[SOLVED] Comparison of ODE solvers

Hi,

I was reading about Runge-Kutta methods and wanted to do a quick comparison of Euler's method, fourth order Runge-Kutta and MATLAB's ODE45.

I used the following differential equation:

yprime = @(t,y) vanderpoldemo(t,y,1);

Click here for more info on vanderpoldemo.

I was expecting the Runge-Kutta to be closer to ODE45 than Euler, but for some reason it is not. As can be seen from the plots, the Runge-Kutta solution is further away form ODE45 (which I'm assuming is the most correct one) than Euler's.

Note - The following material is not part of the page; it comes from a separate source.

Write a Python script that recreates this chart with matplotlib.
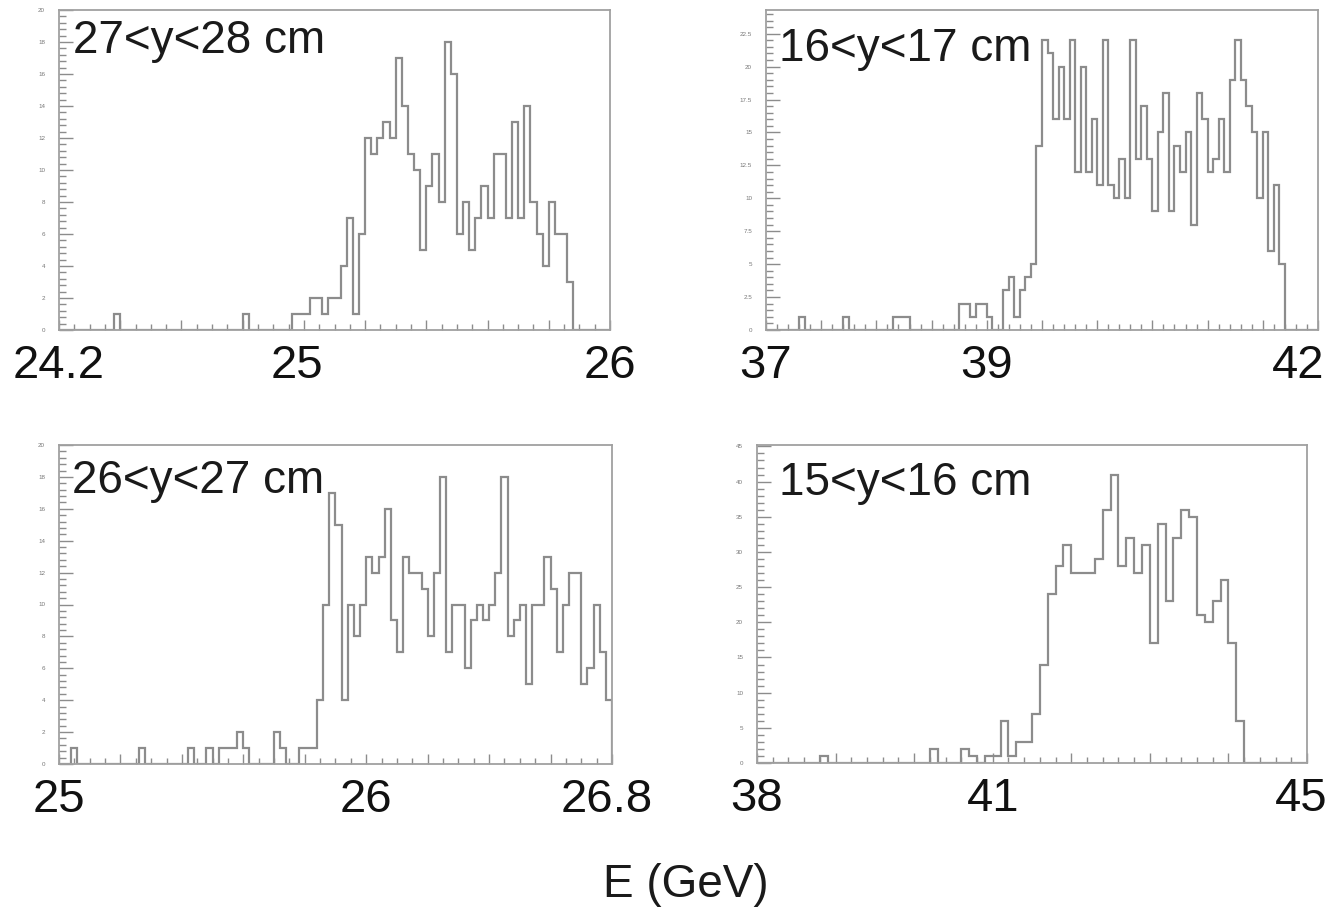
import matplotlib
matplotlib.use('Agg')
import matplotlib.pyplot as plt
from matplotlib.ticker import MultipleLocator, FixedLocator, FuncFormatter
import numpy as np

plt.rcParams['font.family'] = ['Liberation Sans', 'DejaVu Sans']

# energy histograms, one per y slice (bin contents, left to right)
counts_27_28 = [
    0, 0, 0, 0, 0, 0, 0, 0, 0, 1,
    0, 0, 0, 0, 0, 0, 0, 0, 0, 0,
    0, 0, 0, 0, 0, 0, 0, 0, 0, 0,
    1, 0, 0, 0, 0, 0, 0, 0, 1, 1,
    1, 2, 2, 1, 2, 2, 4, 7, 1, 6,
    12, 11, 12, 13, 12, 17, 14, 11, 10, 5,
    9, 11, 8, 18, 16, 6, 8, 5, 7, 9,
    7, 11, 11, 7, 13, 7, 14, 8, 6, 4,
    8, 6, 6, 3, 0, 0, 0, 0, 0, 0,
]
counts_16_17 = [
    0, 0, 0, 0, 0, 0, 1, 0, 0, 0,
    0, 0, 0, 0, 1, 0, 0, 0, 0, 0,
    0, 0, 0, 1, 1, 1, 0, 0, 0, 0,
    0, 0, 0, 0, 0, 2, 2, 1, 2, 2,
    1, 0, 0, 3, 4, 1, 3, 4, 5, 14,
    22, 21, 16, 20, 16, 22, 12, 20, 12, 16,
    11, 22, 11, 10, 13, 10, 22, 13, 17, 13,
    9, 15, 18, 9, 14, 12, 15, 8, 18, 16,
    12, 13, 16, 12, 19, 22, 19, 17, 15, 10,
    15, 6, 11, 5, 0, 0, 0, 0, 0, 0,
]
counts_26_27 = [
    0, 0, 1, 0, 0, 0, 0, 0, 0, 0,
    0, 0, 0, 1, 0, 0, 0, 0, 0, 0,
    0, 1, 0, 0, 1, 0, 1, 1, 1, 2,
    1, 0, 0, 0, 0, 2, 1, 0, 0, 1,
    1, 1, 4, 10, 17, 15, 4, 10, 8, 10,
    13, 12, 13, 16, 9, 7, 13, 12, 12, 11,
    8, 12, 18, 7, 10, 10, 6, 9, 10, 9,
    10, 12, 18, 8, 9, 10, 5, 10, 10, 13,
    11, 7, 10, 12, 12, 5, 6, 10, 7, 4,
]
counts_15_16 = [
    0, 0, 0, 0, 0, 0, 0, 0, 1, 0,
    0, 0, 0, 0, 0, 0, 0, 0, 0, 0,
    0, 0, 2, 0, 0, 0, 2, 1, 0, 1,
    1, 6, 1, 3, 3, 7, 14, 24, 28, 31,
    27, 27, 27, 29, 36, 41, 28, 32, 27, 31,
    17, 34, 23, 32, 36, 35, 21, 20, 23, 26,
    17, 6, 0, 0, 0, 0, 0, 0, 0, 0,
]

slice_names = ['27<y<28 cm', '16<y<17 cm', '26<y<27 cm', '15<y<16 cm']
e_ranges = [(24.2, 26.0), (37.0, 42.0), (25.0, 26.8), (38.0, 45.0)]
e_labels = [[24.2, 25, 26], [37, 39, 42], [25, 26, 26.8], [38, 41, 45]]
y_max = [20, 24.3, 20, 45.2]

W, H = 1339, 911
fig = plt.figure(figsize=(W / 100, H / 100), dpi=100)

# pad boxes in pixels: left, top, right, bottom
boxes = [(59, 10, 610, 330), (766, 10, 1318, 330),
         (59, 445, 612, 764), (757, 445, 1307, 763)]
x_steps = [(0.2, 0.05), (0.5, 0.1), (0.2, 0.05), (1.0, 0.2)]
y_steps = [(2, 0.4), (2.5, 0.5), (2, 0.4), (5, 1)]
text_pos = [(0.026, 0.972), (0.023, 0.946), (0.024, 0.956), (0.040, 0.95)]
# horizontal nudge of the energy numbers, in points
label_dx = [[0, -5, 0], [0, 0, -14], [0, 0, -4], [0, 0, -4]]
all_counts = [counts_27_28, counts_16_17, counts_26_27, counts_15_16]

grey = '#8c8c8c'

for i in range(4):
    l, t, r, b = boxes[i]
    ax = fig.add_axes([l / W, 1 - b / H, (r - l) / W, (b - t) / H])
    lo, hi = e_ranges[i]
    vals = np.array(all_counts[i])
    edges = np.linspace(lo, hi, len(vals) + 1)
    ax.stairs(vals, edges, color=grey, lw=1.6)

    ax.set_xlim(lo, hi)
    ax.set_ylim(0, y_max[i])
    for s in ax.spines.values():
        s.set_color('#a0a0a0')
        s.set_linewidth(1.3)

    # x axis: ticks everywhere, numbers written under a few energies
    maj, mnr = x_steps[i]
    ax.xaxis.set_major_locator(FixedLocator(np.round(np.arange(lo, hi + 1e-6, maj), 4)))
    ax.xaxis.set_minor_locator(MultipleLocator(mnr))
    ax.tick_params(axis='x', which='major', direction='in', length=7, width=1,
                   color=grey, labelbottom=False)
    ax.tick_params(axis='x', which='minor', direction='in', length=4, width=1, color=grey)
    for v, dx in zip(e_labels[i], label_dx[i]):
        ax.annotate('%g' % v, xy=(v, 0), xycoords=('data', 'axes fraction'),
                    xytext=(dx, -10), textcoords='offset points',
                    ha='center', va='top', fontsize=34, color='#111111',
                    annotation_clip=False)

    # y axis: small ROOT-style labels
    ymaj, ymnr = y_steps[i]
    ax.yaxis.set_major_locator(MultipleLocator(ymaj))
    ax.yaxis.set_minor_locator(MultipleLocator(ymnr))
    ax.yaxis.set_major_formatter(FuncFormatter(lambda v, p: '%g' % v))
    ax.tick_params(axis='y', which='major', direction='in', length=10, width=1,
                   color=grey, labelsize=4.5, labelcolor='#777777', pad=10)
    ax.tick_params(axis='y', which='minor', direction='in', length=5, width=1, color=grey)

    tx, ty = text_pos[i]
    ax.text(tx, ty, slice_names[i], transform=ax.transAxes, ha='left', va='top',
            fontsize=33, color='#1a1a1a')

fig.text(686 / W, 1 - 885 / H, 'E (GeV)', ha='center', va='center', fontsize=33,
         color='#1a1a1a')

fig.savefig('out.png', dpi=100)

By changing the constant term in Runge-Kutta from (1/6) to about (1/3.8) I get quite close to ODE45. Here's a copy-paste of Runge-Kutta from MATLAB so you know which constant I'm talking about;

y(:,i+1) = y(:,i)+(1/6)*h*(k1+2*k2+2*k3+k4);

http://i163.photobucket.com/albums/t...ison_sys_1.jpg

http://i163.photobucket.com/albums/t...ison_sys_2.jpg

Should I just assume that my implementation of Runge-Kutta is wrong? I can't find any errors.. Here's the implementation:

Code:

`function [t,y] = runge_kutta_4order(yprime, tspan, y0, h)`

t0 = tspan(1); tfinal = tspan(end);

% set up the t values at which we will approximate the solution

t = [t0:h:tfinal]';

% include tfinal even if h does not evenly divide tfinal-t0

if t(end)~=tfinal, t=[t tfinal]; end

m = length(t);

y = [y0 zeros(length(y0), length(t)-1)];

for i=1:(m-1)

k1 = feval(yprime,t(i),y(:,i));

k2 = feval(yprime,t(i)+0.5*h, y(:,i)+0.5*h.*k1);

k3 = feval(yprime,t(i)+0.5*h, y(:,i)*0.5*h.*k2);

k4 = feval(yprime,t(i)+h, y(:,i)+h.*k3);

y(:,i+1) = y(:,i)+(1/6)*h*(k1+2*k2+2*k3+k4);

end

All comments are welcome, thanks!